What is a kid supposed to do then, when he or she is being abused? It doesn’t matter if the abuse is sexual or physical, mental or emotional. Is there an answer? CPS obviously does not always come up with anything worthwhile, often arriving only after a child has died or been so severely injured that death threatens.

Well, I do know one story about a teenage girl who got herself out of an abusive situation after it had gone on for years. I’ll call her Angela. Angie had suffered abuse of almost every imaginable kind: sexual, physical, emotional and verbal. She had tried to tell her mother, and her mother just told her she had to put up with it, because “that’s just the way men are.”

Obviously disclosing to a mother who didn’t give a damn didn’t accomplish much, either.

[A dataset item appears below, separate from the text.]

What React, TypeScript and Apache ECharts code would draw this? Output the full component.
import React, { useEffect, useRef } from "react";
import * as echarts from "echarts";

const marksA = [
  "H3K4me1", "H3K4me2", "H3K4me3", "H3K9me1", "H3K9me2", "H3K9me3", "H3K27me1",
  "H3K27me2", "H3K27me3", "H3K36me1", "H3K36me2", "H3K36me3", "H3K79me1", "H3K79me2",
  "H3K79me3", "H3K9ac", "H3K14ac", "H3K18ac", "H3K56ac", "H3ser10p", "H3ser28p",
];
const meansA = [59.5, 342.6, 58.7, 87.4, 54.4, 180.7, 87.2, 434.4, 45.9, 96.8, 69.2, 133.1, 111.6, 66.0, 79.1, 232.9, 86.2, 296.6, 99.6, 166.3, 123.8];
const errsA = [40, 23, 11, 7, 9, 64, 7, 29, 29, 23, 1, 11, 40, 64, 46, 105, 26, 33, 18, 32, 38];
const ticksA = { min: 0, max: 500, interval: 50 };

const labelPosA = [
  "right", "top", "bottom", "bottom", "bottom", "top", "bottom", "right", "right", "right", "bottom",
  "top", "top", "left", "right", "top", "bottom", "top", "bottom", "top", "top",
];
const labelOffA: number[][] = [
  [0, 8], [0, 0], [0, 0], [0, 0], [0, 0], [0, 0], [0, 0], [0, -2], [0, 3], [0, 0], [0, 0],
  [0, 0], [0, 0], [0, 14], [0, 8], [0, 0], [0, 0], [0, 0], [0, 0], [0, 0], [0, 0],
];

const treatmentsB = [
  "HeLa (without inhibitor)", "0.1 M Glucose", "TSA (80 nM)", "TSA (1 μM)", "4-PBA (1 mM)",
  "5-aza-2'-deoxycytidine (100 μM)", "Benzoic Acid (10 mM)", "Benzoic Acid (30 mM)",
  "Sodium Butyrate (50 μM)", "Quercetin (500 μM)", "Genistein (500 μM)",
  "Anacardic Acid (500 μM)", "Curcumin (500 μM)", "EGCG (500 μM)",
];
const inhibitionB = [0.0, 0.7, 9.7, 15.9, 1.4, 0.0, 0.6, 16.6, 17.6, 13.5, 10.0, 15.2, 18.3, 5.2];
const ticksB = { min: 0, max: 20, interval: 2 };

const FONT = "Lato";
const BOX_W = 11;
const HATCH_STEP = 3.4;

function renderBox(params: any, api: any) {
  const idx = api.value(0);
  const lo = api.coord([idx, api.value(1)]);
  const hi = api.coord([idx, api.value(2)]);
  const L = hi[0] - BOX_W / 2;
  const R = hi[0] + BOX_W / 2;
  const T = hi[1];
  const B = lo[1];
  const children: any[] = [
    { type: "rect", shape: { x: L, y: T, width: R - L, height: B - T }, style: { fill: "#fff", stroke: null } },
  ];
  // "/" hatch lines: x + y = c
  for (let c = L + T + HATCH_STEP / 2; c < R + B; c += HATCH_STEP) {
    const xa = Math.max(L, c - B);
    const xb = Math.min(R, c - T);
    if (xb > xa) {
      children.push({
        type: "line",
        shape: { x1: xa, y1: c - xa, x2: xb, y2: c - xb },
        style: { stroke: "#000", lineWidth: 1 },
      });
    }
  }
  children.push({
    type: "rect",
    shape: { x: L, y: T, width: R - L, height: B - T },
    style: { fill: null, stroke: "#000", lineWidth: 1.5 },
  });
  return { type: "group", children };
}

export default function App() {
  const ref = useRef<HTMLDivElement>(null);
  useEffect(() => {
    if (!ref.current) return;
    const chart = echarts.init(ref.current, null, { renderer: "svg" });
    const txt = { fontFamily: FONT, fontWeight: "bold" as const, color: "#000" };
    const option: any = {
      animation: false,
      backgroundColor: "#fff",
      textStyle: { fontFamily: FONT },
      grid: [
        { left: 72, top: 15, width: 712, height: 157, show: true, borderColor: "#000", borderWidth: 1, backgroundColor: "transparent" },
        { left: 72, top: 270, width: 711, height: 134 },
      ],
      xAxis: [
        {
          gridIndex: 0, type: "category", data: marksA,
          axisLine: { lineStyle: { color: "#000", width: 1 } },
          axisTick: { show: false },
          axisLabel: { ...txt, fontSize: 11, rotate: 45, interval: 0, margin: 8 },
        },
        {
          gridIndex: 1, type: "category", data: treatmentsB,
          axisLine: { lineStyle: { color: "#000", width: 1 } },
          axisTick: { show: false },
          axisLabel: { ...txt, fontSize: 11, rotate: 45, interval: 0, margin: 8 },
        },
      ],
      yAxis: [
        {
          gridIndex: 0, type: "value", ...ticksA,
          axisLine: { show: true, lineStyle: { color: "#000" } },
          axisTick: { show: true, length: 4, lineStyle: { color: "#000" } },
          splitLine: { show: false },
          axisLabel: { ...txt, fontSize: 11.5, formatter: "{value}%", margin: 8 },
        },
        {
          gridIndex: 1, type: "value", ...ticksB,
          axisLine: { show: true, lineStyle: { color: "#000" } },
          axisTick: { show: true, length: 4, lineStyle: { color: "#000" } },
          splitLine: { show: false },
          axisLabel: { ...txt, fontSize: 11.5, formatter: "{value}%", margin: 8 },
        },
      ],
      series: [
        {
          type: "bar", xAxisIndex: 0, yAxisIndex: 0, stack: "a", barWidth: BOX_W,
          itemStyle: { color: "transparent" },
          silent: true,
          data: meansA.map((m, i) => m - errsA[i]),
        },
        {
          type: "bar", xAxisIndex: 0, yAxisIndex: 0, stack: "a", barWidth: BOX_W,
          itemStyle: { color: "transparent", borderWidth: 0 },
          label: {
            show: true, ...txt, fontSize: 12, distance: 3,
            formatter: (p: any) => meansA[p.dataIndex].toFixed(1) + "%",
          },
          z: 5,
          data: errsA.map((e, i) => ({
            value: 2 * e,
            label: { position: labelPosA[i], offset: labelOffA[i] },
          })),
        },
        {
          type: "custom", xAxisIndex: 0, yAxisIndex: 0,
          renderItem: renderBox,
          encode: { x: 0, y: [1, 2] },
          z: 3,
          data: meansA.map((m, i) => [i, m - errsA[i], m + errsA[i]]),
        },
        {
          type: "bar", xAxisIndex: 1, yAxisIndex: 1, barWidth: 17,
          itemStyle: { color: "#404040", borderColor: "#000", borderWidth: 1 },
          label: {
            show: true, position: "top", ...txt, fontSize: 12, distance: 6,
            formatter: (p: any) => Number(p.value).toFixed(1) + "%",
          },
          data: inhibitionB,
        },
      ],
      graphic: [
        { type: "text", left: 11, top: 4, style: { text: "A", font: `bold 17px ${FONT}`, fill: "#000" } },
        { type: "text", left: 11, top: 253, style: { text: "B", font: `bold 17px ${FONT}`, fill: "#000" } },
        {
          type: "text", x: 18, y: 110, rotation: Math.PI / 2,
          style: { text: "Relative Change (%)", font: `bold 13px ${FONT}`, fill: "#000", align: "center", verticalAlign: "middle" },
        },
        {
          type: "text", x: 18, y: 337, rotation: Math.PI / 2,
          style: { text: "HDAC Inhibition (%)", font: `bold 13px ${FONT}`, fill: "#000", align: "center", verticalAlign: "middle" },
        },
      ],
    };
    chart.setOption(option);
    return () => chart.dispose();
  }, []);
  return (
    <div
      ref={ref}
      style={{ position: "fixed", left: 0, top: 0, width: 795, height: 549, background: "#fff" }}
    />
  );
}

I know another mother—her name is Elsa Newman—who did care. She cared so much that she fought to find help for her two sons and ended up in prison. She was convicted of a crime that didn’t even exist—conspiracy to commit murder—when there was neither a murder attempt nor any intention to murder, nor was there any conspiracy.

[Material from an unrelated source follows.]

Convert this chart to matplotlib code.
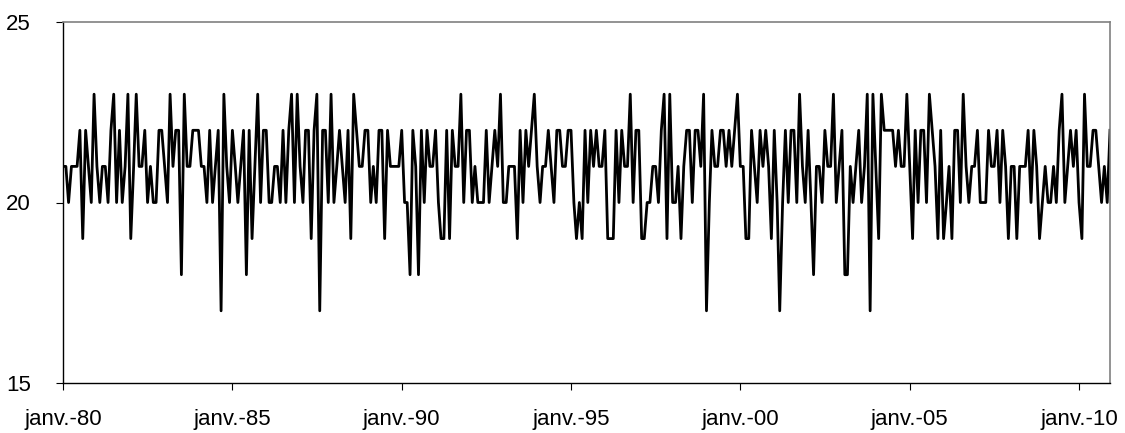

Obviously having a mother who cares immeasurably doesn’t do much good either.

Here is the bottom line: I know one person who was able to come up with a way to help herself. That would be Angie—the girl whose mother didn’t want to know about the abuse. Walking by a public phone one day, she stopped. She dialed. She got the police. And she said, “If you don’t come and get me right now…I’m going to kill myself.”

Police arrived, took her into custody, to protect her—not from the father who had abused her for years, but from herself.

Whatever works!

Would she actually have killed herself? Probably not. But authorities had to take her seriously, just in case.

Angie ended up in a foster home, and she was lucky. It was one of the good ones. There she was cared for and protected. End of story—or as close to the end as I care to bring you. Angie survived. I still know her today.

Obviously a nurse or a concerned friend or neighbor, a mother or a teacher or reports to CPS don’t work as we would like. Children die. Children are tortured. Children are beaten until they are bruised and bloodied. Children are sexually abused and tormented. Children are verbally and emotionally abused.

I tell you honestly that Angie’s is the only success story I know. All the other stories left children in abusive situations.

Do I advise use of her tactics? Heck, no! I’m in no position to give advice to children who suffer abuse. But Angie was desperate to escape her tormented home life, and the way she discovered is the only way I have ever known a child to save herself.

And that’s all I’ve got to say about that!

*I’ve changed the children’s names and some minor details for the sake of the children’s privacy.